A Nikola EV semi parked in Los Angeles with a green shipping container on its bed.

The first two zero-emissions electric trucks, from an order of 100 vehicles, delivered from the Nikola Corporation to Total Transportation Services at the Port of Los Angeles in San Pedro on Friday, December 17, 2021.
Photo: Brittany Murray/MediaNews Group/Long Beach Press-Telegram (Getty Images)

An electric semi-truck fire that broke out at Nikola Motor’s headquarters back in June has come around again for Fire 2: Electric Drivetrain Boogaloo over the weekend.

The fire reignited almost exactly a month after the initial blaze at the EV manufacturer’s Phoenix headquarters was extinguished. At least 50 Phoenix firefighters responded to the blaze along with hazmat crews. The company suspects foul play was involved during the original fire but firefighters told news reporters at the scene that the fire was sparked by a chemical reaction in one of the truck’s batteries. Either way, an investigation is ongoing.

The damaged trucks were kept on site for further investigation by the company following the June fire. The reignited fire on Sunday was quickly contained. There were no injuries reported, according to Reuters.

To add insult to injury, news of the fire sent Nikola’s already shaky stock tumbling another four percentage points. The company has been having problems as of late. Last year, founder Trevor Milton was found guilty of fraud. In April, the company filed with the Securities and Exchange Commission to sell off $100 million in stock at bargain prices. In June, the company said it would liquidate a recently acquired battery manufacturer for $144 million payout. In the second quarter of 2023, Nikola received 66 orders for electric semi trucks and only delivered 33 of them.

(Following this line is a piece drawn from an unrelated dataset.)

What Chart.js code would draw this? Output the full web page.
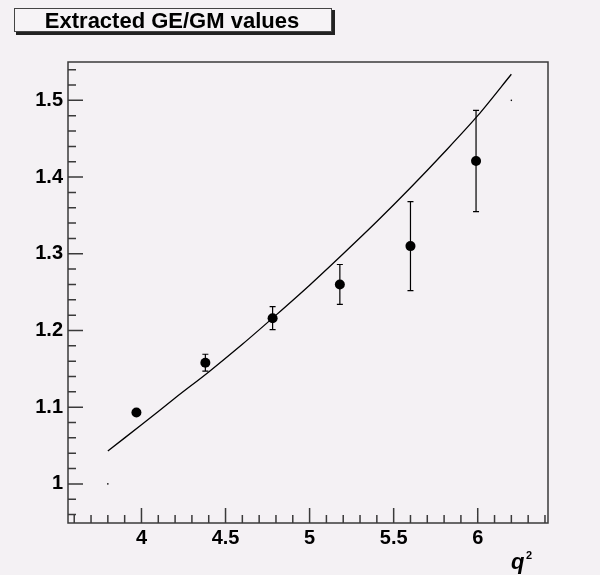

Nikola isn’t the only company that has a hard time putting out fires for good in their EVs. A new Ford F-150 Lightning caught fire in a holding lot this winter causing the Blue Oval to temporarily halt manufacturing of its wildly successful electric truck. A Tesla models are routinely as extinguished by firefighters only to catch fire again in the tow yard a few hours later. As of right now there is no clear strategy for complete eradicating an EV fire.